La morte di Paolo VI, vero cristiano, mite e rivoluzionario
Andrea Monda
6 agosto 1978, dies natalis di Giovanni Battista Montini, san Paolo VI. La comprensione della statura di questa grande figura del Novecento è cresciuta nel tempo, dentro e fuori il popolo di Dio, ed è ulteriormente aumentata in questi sei anni del pontificato di Francesco che non ha mai nascosto la propria vicinanza spirituale con il Pontefice bresciano, il Papa che ha condotto con mano sicura in porto il concilio, il Papa della Populorum progressio, dei primi grandi viaggi internazionali e incontri ecumenici. Di Montini si potrebbero quindi esplorare molti aspetti, come le tessere di un ricco mosaico che compongono l’esistenza di un uomo che ha attraversato due terzi del XX secolo nascendo a Concesio il 26 settembre 1897 e morendo in quell’anno terribile che segnò uno dei punti più bui della stagione passata alla storia come Guerra fredda.
La dimensione politica
Dei diversi spicchi del prisma Montini negli ultimi tempi ho avuto occasione di incrociare quello della dimensione politica a causa della serie di interviste partita il 22 maggio su queste pagine con la conversazione con il sociologo Giuseppe De Rita sulla crisi dell’Italia e dell’Europa e il ruolo dei cattolici in questo momento di grande difficoltà per la società occidentale. Proprio parlando con De Rita il discorso si è posato più volte sulla figura di Montini, vero protagonista della storia del movimento cattolico nella politica del ’900 sin da quando, tra il 1925 e il 1933 fu assistente ecclesiastico nazionale della Fuci. Ne abbiamo parlato anche con gli altri venticinque studiosi che sono intervenuti nel dibattito, ma soprattutto il fondatore del Censis ha voluto sottolineare come l’attività di Montini fu determinante per la fuoriuscita dell’Italia dalla tragedia della guerra attraverso la nascita del partito della Democrazia cristiana guidata da De Gasperi, ipotesi questa non accolta pacificamente in tutti gli ambienti Oltretevere.
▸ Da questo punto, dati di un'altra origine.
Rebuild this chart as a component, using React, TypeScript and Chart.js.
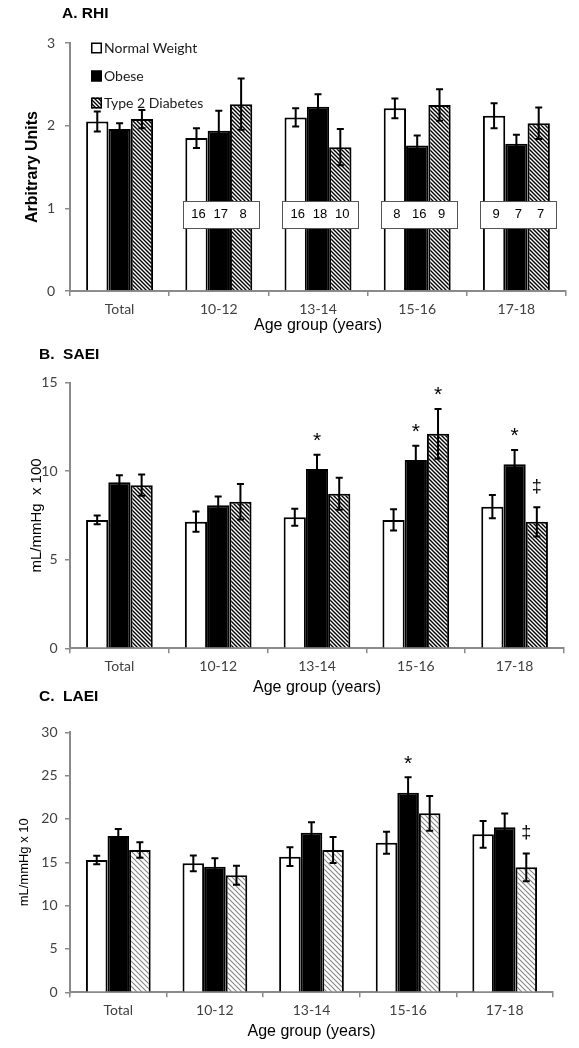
import React, { useEffect, useRef } from "react";
import { Chart, registerables } from "chart.js";

Chart.register(...registerables);

// ---------- data ----------
const categories = ["Total", "10-12", "13-14", "15-16", "17-18"];
const seriesLabels = ["Normal Weight", "Obese", "Type 2 Diabetes"];

// A. RHI
const rhiNormal = [2.05, 1.85, 2.1, 2.21, 2.12];
const rhiObese = [1.96, 1.94, 2.23, 1.76, 1.78];
const rhiT2D = [2.08, 2.26, 1.74, 2.25, 2.03];
const rhiNormalErr = [0.12, 0.12, 0.11, 0.12, 0.15];
const rhiObeseErr = [0.07, 0.24, 0.15, 0.12, 0.11];
const rhiT2DErr = [0.11, 0.31, 0.22, 0.19, 0.19];
const nNormal = [null, 16, 16, 8, 9];
const nObese = [null, 17, 18, 16, 7];
const nT2D = [null, 8, 10, 9, 7];

// B. SAEI
const saeiNormal = [7.25, 7.15, 7.4, 7.25, 8.0];
const saeiObese = [9.38, 8.08, 10.13, 10.64, 10.4];
const saeiT2D = [9.21, 8.28, 8.73, 12.11, 7.14];
const saeiNormalErr = [0.25, 0.57, 0.48, 0.6, 0.66];
const saeiObeseErr = [0.4, 0.5, 0.8, 0.8, 0.8];
const saeiT2DErr = [0.6, 1.0, 0.9, 1.4, 0.83];

// C. LAEI
const laeiNormal = [15.27, 14.88, 15.65, 17.26, 18.23];
const laeiObese = [18.03, 14.5, 18.42, 23.03, 19.04];
const laeiT2D = [16.42, 13.5, 16.42, 20.65, 14.42];
const laeiNormalErr = [0.5, 0.9, 1.08, 1.27, 1.54];
const laeiObeseErr = [0.8, 0.96, 1.2, 1.77, 1.6];
const laeiT2DErr = [0.9, 1.1, 1.5, 2.0, 1.6];

type Mark = { cat: number; series: number; symbol: string };
const saeiMarks: Mark[] = [
  { cat: 2, series: 1, symbol: "*" },
  { cat: 3, series: 1, symbol: "*" },
  { cat: 3, series: 2, symbol: "*" },
  { cat: 4, series: 1, symbol: "*" },
  { cat: 4, series: 2, symbol: "‡" },
];
const laeiMarks: Mark[] = [
  { cat: 3, series: 1, symbol: "*" },
  { cat: 4, series: 2, symbol: "‡" },
];

// ---------- styles ----------
const W = 579;
const SANS = "'Liberation Sans', Arial, sans-serif";
const CAL = "Lato, 'Open Sans', sans-serif";
const AXIS = "#8a8a8a";
const TICK = "#404040";

type Cfg = {
  top: number;
  height: number;
  area: { left: number; right: number; top: number; bottom: number };
  title: string;
  titleX: number;
  titleBase: number;
  values: number[][];
  errors: number[][];
  yMax: number;
  yStep: number;
  yTitle: string;
  yTitleFont: { family: string; size: number; weight?: any; lineHeight: number };
  yTitleX: number;
  yTickPad: number;
  xTitleY: number;
  catPct: number;
  hatch: "dark" | "light";
  legend?: boolean;
  counts?: (number | null)[][];
  marks?: Mark[];
};

function makeHatch(kind: "dark" | "light"): CanvasPattern {
  const s = kind === "dark" ? 4 : 5;
  const c = document.createElement("canvas");
  c.width = s;
  c.height = s;
  const g = c.getContext("2d")!;
  g.fillStyle = "#ffffff";
  g.fillRect(0, 0, s, s);
  g.strokeStyle = kind === "dark" ? "#000000" : "#858585";
  g.lineWidth = kind === "dark" ? 1.4 : 1.1;
  g.beginPath();
  g.moveTo(-1, -1);
  g.lineTo(s + 1, s + 1);
  g.moveTo(-1, s - 1);
  g.lineTo(1, s + 1);
  g.moveTo(s - 1, -1);
  g.lineTo(s + 1, 1);
  g.stroke();
  return g.createPattern(c, "repeat")!;
}

function Panel({ cfg }: { cfg: Cfg }) {
  const ref = useRef<HTMLCanvasElement>(null);
  useEffect(() => {
    const canvas = ref.current!;
    const p = cfg;
    const hatch = makeHatch(p.hatch);
    const fills: any[] = ["#ffffff", "#000000", hatch];

    const overlay = {
      id: "overlay",
      afterDatasetsDraw(chart: any) {
        const ctx = chart.ctx as CanvasRenderingContext2D;
        const ys = chart.scales.y;
        const xs = chart.scales.x;
        ctx.save();
        // error bars
        p.errors.forEach((errs, i) => {
          const meta = chart.getDatasetMeta(i);
          errs.forEach((e, j) => {
            const v = p.values[i][j];
            const bx = meta.data[j].x;
            const t = ys.getPixelForValue(v + e);
            const b = ys.getPixelForValue(v - e);
            ctx.strokeStyle = "#000";
            ctx.lineWidth = 2;
            ctx.beginPath();
            ctx.moveTo(bx, t);
            ctx.lineTo(bx, b);
            ctx.moveTo(bx - 3.5, t);
            ctx.lineTo(bx + 3.5, t);
            ctx.moveTo(bx - 3.5, b);
            ctx.lineTo(bx + 3.5, b);
            ctx.stroke();
          });
        });
        // n boxes
        if (p.counts) {
          const cy = ys.getPixelForValue(0.925);
          categories.forEach((_, j) => {
            if (p.counts![0][j] == null) return;
            const cx = xs.getPixelForValue(j) + 2;
            const bw = 76;
            const bh = 27;
            ctx.fillStyle = "#fff";
            ctx.fillRect(cx - bw / 2, cy - bh / 2, bw, bh);
            ctx.strokeStyle = "#555";
            ctx.lineWidth = 1;
            ctx.strokeRect(Math.round(cx - bw / 2) + 0.5, Math.round(cy - bh / 2) + 0.5, bw, bh);
            ctx.fillStyle = "#000";
            ctx.font = `13px ${SANS}`;
            ctx.textAlign = "center";
            ctx.textBaseline = "middle";
            p.counts!.forEach((arr, i) => {
              const bx = chart.getDatasetMeta(i).data[j].x;
              ctx.fillText(String(arr[j]), bx + 2, cy);
            });
          });
        }
        // significance marks
        if (p.marks) {
          p.marks.forEach((m) => {
            const bx = chart.getDatasetMeta(m.series).data[m.cat].x;
            const top = ys.getPixelForValue(p.values[m.series][m.cat] + p.errors[m.series][m.cat]);
            const cy = top - 20;
            ctx.fillStyle = "#000";
            ctx.textAlign = "center";
            ctx.textBaseline = "alphabetic";
            if (m.symbol === "*") {
              const sz = 21;
              ctx.font = `${sz}px ${SANS}`;
              ctx.fillText(m.symbol, bx, cy + 0.58 * sz);
            } else {
              const sz = 18;
              ctx.font = `${sz}px ${SANS}`;
              ctx.fillText(m.symbol, bx, cy + 0.26 * sz);
            }
          });
        }
        ctx.restore();
      },
      afterDraw(chart: any) {
        const ctx = chart.ctx as CanvasRenderingContext2D;
        ctx.save();
        ctx.fillStyle = "#000";
        ctx.font = `bold 15.5px ${SANS}`;
        ctx.textAlign = "left";
        ctx.textBaseline = "alphabetic";
        ctx.fillText(p.title, p.titleX, p.titleBase);
        if (p.legend) {
          const a = chart.chartArea;
          const rows = [5, 33, 60];
          const sx = a.left + 21;
          seriesLabels.forEach((lab, i) => {
            const cy = a.top + rows[i];
            ctx.fillStyle = fills[i];
            ctx.fillRect(sx, cy - 5.5, 11, 11);
            ctx.strokeStyle = "#000";
            ctx.lineWidth = 1.5;
            ctx.strokeRect(sx + 0.75, cy - 4.75, 9.5, 9.5);
            ctx.fillStyle = "#1a1a1a";
            ctx.font = `14px ${CAL}`;
            ctx.textBaseline = "middle";
            ctx.fillText(lab, sx + 13, cy);
          });
        }
        ctx.restore();
      },
    };

    const xLH = 16 * 1.2;
    const yLH = p.yTitleFont.size * p.yTitleFont.lineHeight;

    const chart = new Chart(canvas, {
      type: "bar",
      data: {
        labels: categories,
        datasets: p.values.map((vals, i) => ({
          label: seriesLabels[i],
          data: vals,
          backgroundColor: fills[i],
          borderColor: "#000",
          borderWidth: 2,
          barPercentage: 1,
          categoryPercentage: p.catPct,
        })),
      },
      options: {
        responsive: false,
        animation: false,
        devicePixelRatio: 1,
        events: [],
        layout: {
          padding: { left: 0, top: p.area.top, right: W - p.area.right, bottom: 0 },
        },
        plugins: {
          legend: { display: false },
          tooltip: { enabled: false },
        },
        scales: {
          x: {
            afterFit: (s: any) => {
              s.height = p.height - p.area.bottom;
            },
            grid: {
              display: true,
              drawOnChartArea: false,
              drawTicks: true,
              tickLength: 5,
              color: AXIS,
              lineWidth: 1.5,
              offset: true,
            },
            border: { display: true, color: AXIS, width: 2 },
            ticks: {
              color: TICK,
              font: { family: CAL, size: 14 },
              padding: 5,
              maxRotation: 0,
              autoSkip: false,
            },
            title: {
              display: true,
              text: "Age group (years)",
              color: "#000",
              font: { family: SANS, size: 16, lineHeight: 1.2 },
              padding: { top: 0, bottom: p.height - p.xTitleY - xLH / 2 },
            },
          },
          y: {
            min: 0,
            max: p.yMax,
            afterFit: (s: any) => {
              s.width = p.area.left;
            },
            ticks: {
              stepSize: p.yStep,
              color: TICK,
              font: { family: CAL, size: 14 },
              padding: p.yTickPad,
            },
            grid: {
              drawOnChartArea: false,
              drawTicks: true,
              tickLength: 5,
              color: AXIS,
              lineWidth: 1.5,
            },
            border: { display: true, color: AXIS, width: 2 },
            title: {
              display: true,
              text: p.yTitle,
              color: "#000",
              font: p.yTitleFont,
              padding: { top: p.yTitleX - yLH / 2, bottom: 0 },
            },
          },
        },
      } as any,
      plugins: [overlay as any],
    });
    return () => chart.destroy();
  }, [cfg]);
  return (
    <canvas
      ref={ref}
      width={W}
      height={cfg.height}
      style={{ position: "absolute", left: 0, top: cfg.top, width: W, height: cfg.height }}
    />
  );
}

const panelA: Cfg = {
  top: 0,
  height: 340,
  area: { left: 70, right: 566, top: 43, bottom: 291 },
  title: "A. RHI",
  titleX: 62,
  titleBase: 18,
  values: [rhiNormal, rhiObese, rhiT2D],
  errors: [rhiNormalErr, rhiObeseErr, rhiT2DErr],
  yMax: 3,
  yStep: 1,
  yTitle: "Arbitrary Units",
  yTitleFont: { family: SANS, size: 16, weight: "bold", lineHeight: 1.2 },
  yTitleX: 33,
  yTickPad: 10,
  xTitleY: 326,
  catPct: 0.675,
  hatch: "dark",
  legend: true,
  counts: [nNormal, nObese, nT2D],
};

const panelB: Cfg = {
  top: 330,
  height: 370,
  area: { left: 70, right: 564, top: 52.7, bottom: 318.3 },
  title: "B.  SAEI",
  titleX: 39,
  titleBase: 29.3,
  values: [saeiNormal, saeiObese, saeiT2D],
  errors: [saeiNormalErr, saeiObeseErr, saeiT2DErr],
  yMax: 15,
  yStep: 5,
  yTitle: "mL/mmHg  x 100",
  yTitleFont: { family: SANS, size: 15, lineHeight: 1.2 },
  yTitleX: 37,
  yTickPad: 7.5,
  xTitleY: 358,
  catPct: 0.675,
  hatch: "dark",
  marks: saeiMarks,
};

const panelC: Cfg = {
  top: 680,
  height: 368,
  area: { left: 70, right: 553, top: 52.3, bottom: 312.3 },
  title: "C.  LAEI",
  titleX: 39,
  titleBase: 20.7,
  values: [laeiNormal, laeiObese, laeiT2D],
  errors: [laeiNormalErr, laeiObeseErr, laeiT2DErr],
  yMax: 30,
  yStep: 5,
  yTitle: "mL/mmHg x 10",
  yTitleFont: { family: SANS, size: 13, lineHeight: 1.2 },
  yTitleX: 24,
  yTickPad: 7.5,
  xTitleY: 351.5,
  catPct: 0.67,
  hatch: "light",
  marks: laeiMarks,
};

export default function App() {
  return (
    <div style={{ position: "absolute", left: 0, top: 0, width: W, height: 1048, background: "#fff" }}>
      <Panel cfg={panelA} />
      <Panel cfg={panelB} />
      <Panel cfg={panelC} />
    </div>
  );
}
Altra figura chiave di quella lunga stagione fu Aldo Moro, conosciuto da Montini negli anni della Fuci e da lui accompagnato sino alla fine e anche oltre con quelle memorabili parole rivolte a Dio il 13 maggio nella basilica di San Giovanni in Laterano: «Tu non hai esaudito la nostra supplica per la incolumità di Aldo Moro, di questo uomo buono, mite, saggio, innocente ed amico». Come un novello Giobbe il Vicario di Cristo chiedeva conto a Dio del male che si era abbattuto su tutto e tutti in quella tragica primavera del 1978, solo tre mesi prima della sua dipartita da questo mondo.
Un cristiano autentico
Oggi la serie di interviste si conclude con le parole del cardinale Gualtiero Bassetti (che potete leggere in terza pagina) il quale, riprendendo alcuni spunti sul tema della profezia emersi da altri interlocutori, parla della necessità, per l’Italia di oggi, della presenza attiva di «cristiani autentici: al tempo stesso miti e rivoluzionari. La mitezza perché richiama la fede e la sobrietà dei comportamenti. L’essere rivoluzionari perché significa andare contro lo spirito del mondo: egoistico, nichilistico, consumistico e xenofobo. Ovviamente, abbiamo senza dubbio bisogno di uno sguardo profetico». Il presidente della Cei nel suo intervento si riferisce a Giorgio La Pira, ma questo ritratto può applicarsi tranquillamente alla figura di Giovanni Battista Montini, mite e rivoluzionario, cristiano autentico e per questo santo di cui oggi, festa della Trasfigurazione, ricordiamo la nascita al cielo. Quel 6 agosto del 1978 l’anziano Pontefice aveva preparato un testo per la recita della preghiera dell’Angelus che si chiudeva con queste parole: «Una sorte incomparabile ci attende, se avremo fatto onore alla nostra vocazione cristiana: se saremo vissuti nella logica consequenzialità di parole e di comportamento, che gli impegni del nostro battesimo ci impongono» e siamo certi, tutta la Chiesa lo è, che san Paolo VI già sta godendo di quella sorte incomparabile.